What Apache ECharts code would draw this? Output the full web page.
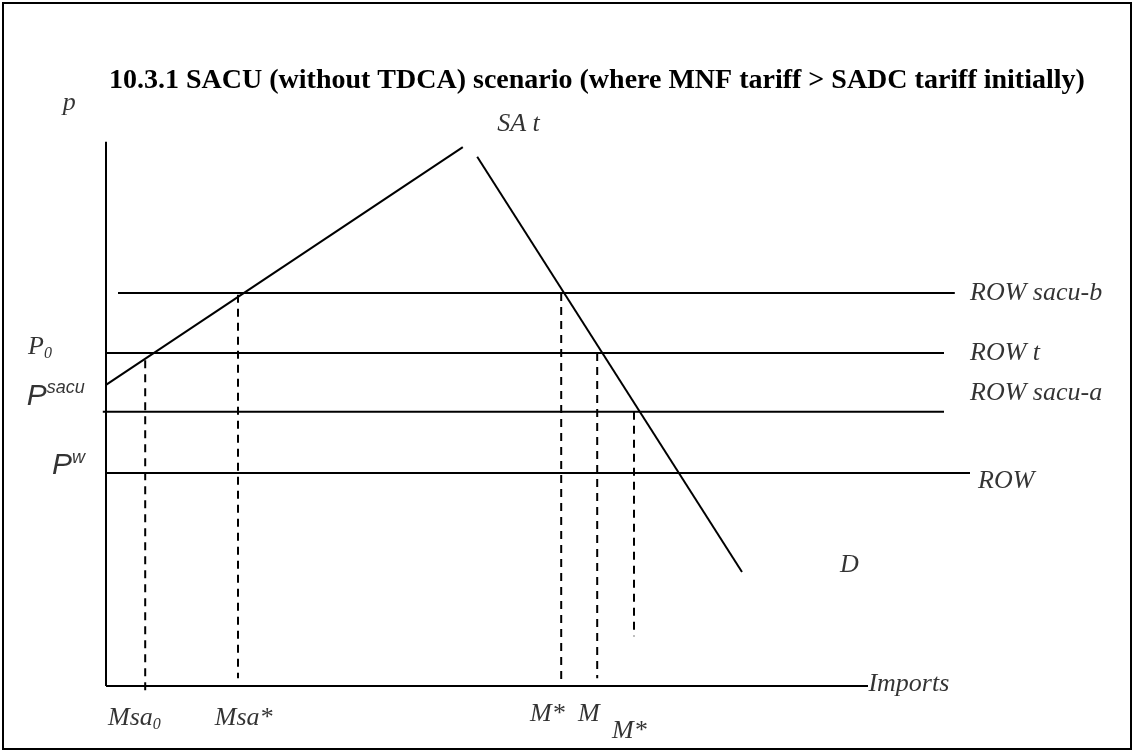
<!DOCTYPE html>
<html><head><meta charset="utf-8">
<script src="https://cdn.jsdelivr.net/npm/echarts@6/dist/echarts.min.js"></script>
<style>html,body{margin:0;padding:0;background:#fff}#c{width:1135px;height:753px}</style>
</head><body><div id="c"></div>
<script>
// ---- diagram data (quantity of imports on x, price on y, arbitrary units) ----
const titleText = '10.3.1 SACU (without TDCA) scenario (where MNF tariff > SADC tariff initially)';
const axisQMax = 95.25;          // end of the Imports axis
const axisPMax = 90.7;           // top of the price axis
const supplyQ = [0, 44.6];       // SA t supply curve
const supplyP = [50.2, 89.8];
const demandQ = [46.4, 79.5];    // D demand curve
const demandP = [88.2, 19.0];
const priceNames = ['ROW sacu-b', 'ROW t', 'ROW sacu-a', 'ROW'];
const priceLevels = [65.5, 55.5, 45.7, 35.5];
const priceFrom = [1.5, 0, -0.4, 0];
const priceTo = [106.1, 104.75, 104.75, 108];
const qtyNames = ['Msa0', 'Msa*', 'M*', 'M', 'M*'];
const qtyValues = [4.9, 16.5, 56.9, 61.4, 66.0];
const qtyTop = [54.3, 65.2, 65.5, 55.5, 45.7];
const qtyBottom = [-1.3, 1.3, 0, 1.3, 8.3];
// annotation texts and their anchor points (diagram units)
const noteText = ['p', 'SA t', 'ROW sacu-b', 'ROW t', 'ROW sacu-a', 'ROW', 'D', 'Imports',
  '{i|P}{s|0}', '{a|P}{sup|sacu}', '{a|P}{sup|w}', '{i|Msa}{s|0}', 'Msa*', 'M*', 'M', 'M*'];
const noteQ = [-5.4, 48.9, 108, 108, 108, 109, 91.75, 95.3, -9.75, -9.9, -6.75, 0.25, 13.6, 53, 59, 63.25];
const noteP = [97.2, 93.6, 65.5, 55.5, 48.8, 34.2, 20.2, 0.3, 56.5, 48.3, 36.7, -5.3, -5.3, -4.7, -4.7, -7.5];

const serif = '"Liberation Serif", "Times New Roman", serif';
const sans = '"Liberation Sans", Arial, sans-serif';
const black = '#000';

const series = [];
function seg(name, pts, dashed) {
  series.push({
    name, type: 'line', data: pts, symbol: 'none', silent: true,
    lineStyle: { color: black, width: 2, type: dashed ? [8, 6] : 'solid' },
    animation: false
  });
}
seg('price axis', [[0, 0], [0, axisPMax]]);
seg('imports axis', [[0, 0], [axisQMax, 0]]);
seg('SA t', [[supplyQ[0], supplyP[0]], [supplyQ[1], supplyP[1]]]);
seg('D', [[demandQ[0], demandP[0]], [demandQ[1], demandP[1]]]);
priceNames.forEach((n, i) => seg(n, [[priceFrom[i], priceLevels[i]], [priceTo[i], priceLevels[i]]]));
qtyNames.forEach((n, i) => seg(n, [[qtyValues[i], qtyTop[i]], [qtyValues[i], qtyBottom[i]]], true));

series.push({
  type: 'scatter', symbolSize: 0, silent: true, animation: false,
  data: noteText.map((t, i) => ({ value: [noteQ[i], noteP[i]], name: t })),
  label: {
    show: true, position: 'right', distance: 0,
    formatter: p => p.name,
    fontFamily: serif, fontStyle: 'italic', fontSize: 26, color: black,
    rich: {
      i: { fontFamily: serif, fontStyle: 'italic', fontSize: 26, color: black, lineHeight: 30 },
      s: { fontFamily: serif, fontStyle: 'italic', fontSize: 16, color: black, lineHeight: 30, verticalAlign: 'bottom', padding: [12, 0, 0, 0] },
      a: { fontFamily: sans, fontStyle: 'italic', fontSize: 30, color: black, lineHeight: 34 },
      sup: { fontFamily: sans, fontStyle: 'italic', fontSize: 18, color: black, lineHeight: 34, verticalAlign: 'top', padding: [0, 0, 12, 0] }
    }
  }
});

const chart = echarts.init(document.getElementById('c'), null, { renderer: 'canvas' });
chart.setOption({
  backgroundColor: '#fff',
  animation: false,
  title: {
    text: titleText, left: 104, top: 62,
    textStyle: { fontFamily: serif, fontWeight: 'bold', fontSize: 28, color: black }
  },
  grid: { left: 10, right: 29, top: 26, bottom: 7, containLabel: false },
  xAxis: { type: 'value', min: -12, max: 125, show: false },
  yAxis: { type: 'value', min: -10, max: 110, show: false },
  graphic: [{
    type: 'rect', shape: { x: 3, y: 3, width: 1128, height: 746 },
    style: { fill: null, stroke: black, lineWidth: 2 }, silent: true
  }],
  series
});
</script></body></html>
_ _ _ _ _ _ _
#### What the exercise asks
Transcribe exactly, with no pictures, the lines running from the first line of the material through the line holding "const black = '#000';".

#### Result for this exercise
What Apache ECharts code would draw this? Output the full web page.
<!DOCTYPE html>
<html><head><meta charset="utf-8">
<script src="https://cdn.jsdelivr.net/npm/echarts@6/dist/echarts.min.js"></script>
<style>html,body{margin:0;padding:0;background:#fff}#c{width:1135px;height:753px}</style>
</head><body><div id="c"></div>
<script>
// ---- diagram data (quantity of imports on x, price on y, arbitrary units) ----
const titleText = '10.3.1 SACU (without TDCA) scenario (where MNF tariff > SADC tariff initially)';
const axisQMax = 95.25;          // end of the Imports axis
const axisPMax = 90.7;           // top of the price axis
const supplyQ = [0, 44.6];       // SA t supply curve
const supplyP = [50.2, 89.8];
const demandQ = [46.4, 79.5];    // D demand curve
const demandP = [88.2, 19.0];
const priceNames = ['ROW sacu-b', 'ROW t', 'ROW sacu-a', 'ROW'];
const priceLevels = [65.5, 55.5, 45.7, 35.5];
const priceFrom = [1.5, 0, -0.4, 0];
const priceTo = [106.1, 104.75, 104.75, 108];
const qtyNames = ['Msa0', 'Msa*', 'M*', 'M', 'M*'];
const qtyValues = [4.9, 16.5, 56.9, 61.4, 66.0];
const qtyTop = [54.3, 65.2, 65.5, 55.5, 45.7];
const qtyBottom = [-1.3, 1.3, 0, 1.3, 8.3];
// annotation texts and their anchor points (diagram units)
const noteText = ['p', 'SA t', 'ROW sacu-b', 'ROW t', 'ROW sacu-a', 'ROW', 'D', 'Imports',
  '{i|P}{s|0}', '{a|P}{sup|sacu}', '{a|P}{sup|w}', '{i|Msa}{s|0}', 'Msa*', 'M*', 'M', 'M*'];
const noteQ = [-5.4, 48.9, 108, 108, 108, 109, 91.75, 95.3, -9.75, -9.9, -6.75, 0.25, 13.6, 53, 59, 63.25];
const noteP = [97.2, 93.6, 65.5, 55.5, 48.8, 34.2, 20.2, 0.3, 56.5, 48.3, 36.7, -5.3, -5.3, -4.7, -4.7, -7.5];

const serif = '"Liberation Serif", "Times New Roman", serif';
const sans = '"Liberation Sans", Arial, sans-serif';
const black = '#000';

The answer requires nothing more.